→ **Information shown**
--- START ---
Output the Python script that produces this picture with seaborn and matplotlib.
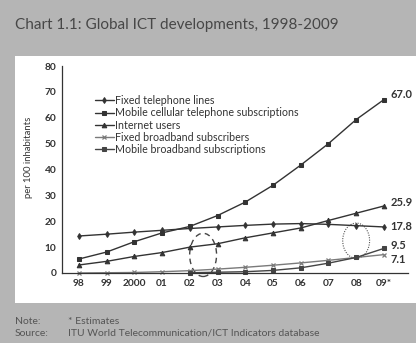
import numpy as np
import pandas as pd
import matplotlib
matplotlib.use("Agg")
import matplotlib.pyplot as plt
from matplotlib.patches import Rectangle, Ellipse
import seaborn as sns

# data (per 100 inhabitants)
years = ["98", "99", "2000", "01", "02", "03", "04", "05", "06", "07", "08", "09*"]
fixed_lines = [14.3, 15.0, 15.8, 16.5, 17.2, 17.8, 18.4, 18.9, 19.1, 18.8, 18.3, 17.8]
mobile_cellular = [5.4, 8.1, 12.1, 15.5, 18.0, 22.2, 27.4, 33.9, 41.7, 50.0, 59.3, 67.0]
internet_users = [3.1, 4.5, 6.4, 7.9, 10.0, 11.3, 13.6, 15.5, 17.4, 20.3, 23.1, 25.9]
fixed_broadband = [0.0, 0.1, 0.2, 0.5, 0.9, 1.5, 2.2, 3.0, 3.9, 4.9, 6.0, 7.1]
mobile_broadband = [np.nan, np.nan, np.nan, np.nan, 0.1, 0.3, 0.5, 1.0, 2.0, 3.8, 6.0, 9.5]

series_names = ["Fixed telephone lines", "Mobile cellular telephone subscriptions",
                "Internet users", "Fixed broadband subscribers",
                "Mobile broadband subscriptions"]
series_values = [fixed_lines, mobile_cellular, internet_users, fixed_broadband, mobile_broadband]
end_labels = ["17.8", "67.0", "25.9", "7.1", "9.5"]

sns.set_style("white")
plt.rcParams["font.family"] = ["Lato", "DejaVu Sans"]

gray_bg = "#b5b5b5"
ink = "#333333"

fig = plt.figure(figsize=(4.16, 3.43), dpi=100, facecolor=gray_bg)
# white panel behind the chart
fig.patches.append(Rectangle((15 / 416, 40 / 343), 1 - 15 / 416, 247 / 343,
                             transform=fig.transFigure, facecolor="white",
                             edgecolor="none", zorder=-1))

ax = fig.add_axes([62 / 416, 70 / 343, 346 / 416, 207 / 343])
ax.set_zorder(2)
ax.set_facecolor("white")

styles = [
    dict(marker="d", ms=3.0, color=ink),
    dict(marker="s", ms=3.0, color=ink),
    dict(marker="^", ms=3.3, color=ink),
    dict(marker="x", ms=3.2, color="#7a7a7a", mew=0.9),
    dict(marker="s", ms=2.6, color="#444444"),
]

x = np.arange(len(years))
for name, vals, st in zip(series_names, series_values, styles):
    df = pd.DataFrame({"x": x, "y": vals})
    sns.lineplot(data=df, x="x", y="y", ax=ax, label=name, lw=1.0,
                 markeredgecolor=st["color"], clip_on=False, **st)

# end-of-line value labels
label_y = [17.9, 69.0, 27.2, 5.4, 10.5]
for vals, txt, ly in zip(series_values, end_labels, label_y):
    ax.text(11.25, ly, txt, fontsize=8, fontweight="bold", color=ink,
            va="center", ha="left", clip_on=False)

# hand-drawn style highlight ellipses
ax.add_patch(Ellipse((4.48, 7.0), 0.97, 16.7, fill=False, ls=(0, (4, 3)),
                     lw=1.0, edgecolor="#444444", clip_on=False))
ax.add_patch(Ellipse((10.0, 12.5), 0.97, 13.6, fill=False, ls=(0, (1, 1.2)),
                     lw=0.8, edgecolor="#555555", clip_on=False))

ax.set_xlim(-0.61, 11.87)
ax.set_ylim(0, 80)
ax.set_yticks(range(0, 81, 10))
ax.set_xticks(x)
ax.set_xticklabels(years)
ax.set_xlabel("")
ax.set_ylabel("per 100 inhabitants", fontsize=6.8, color=ink)
ax.yaxis.set_label_coords(-0.085, 0.56)
ax.tick_params(axis="both", labelsize=7.3, colors=ink, length=2.5, width=0.8, pad=1.5)
for lab in ax.get_xticklabels() + ax.get_yticklabels():
    lab.set_fontweight("bold")
sns.despine(ax=ax, top=True, right=True)
for side in ["left", "bottom"]:
    ax.spines[side].set_color(ink)
    ax.spines[side].set_linewidth(0.9)

leg = ax.legend(loc="upper left", bbox_to_anchor=(0.095, 0.86), frameon=False,
                fontsize=7.7, handlelength=1.8, handletextpad=0.1,
                labelspacing=0.12, borderpad=0, borderaxespad=0)
for t in leg.get_texts():
    t.set_color(ink)

fig.text(15 / 416, 1 - 25 / 343, "Chart 1.1: Global ICT developments, 1998-2009",
         fontsize=11, color="#474747", va="center", ha="left")
fig.text(15 / 416, 1 - 322 / 343, "Note:", fontsize=7.5, color="#555555", va="center")
fig.text(68 / 416, 1 - 322 / 343, "* Estimates", fontsize=7.5, color="#555555", va="center")
fig.text(15 / 416, 1 - 333 / 343, "Source:", fontsize=7.5, color="#555555", va="center")
fig.text(68 / 416, 1 - 333 / 343, "ITU World Telecommunication/ICT Indicators database",
         fontsize=7.5, color="#555555", va="center")

fig.savefig("out.png", dpi=100, facecolor=gray_bg)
--- END ---
→ **What is required**
Please take the lines from the beginning of the data above through the line holding "import seaborn as sns" and transcribe them exactly, without any pictures.

→ **Solution to this task**
Output the Python script that produces this picture with seaborn and matplotlib.
import numpy as np
import pandas as pd
import matplotlib
matplotlib.use("Agg")
import matplotlib.pyplot as plt
from matplotlib.patches import Rectangle, Ellipse
import seaborn as sns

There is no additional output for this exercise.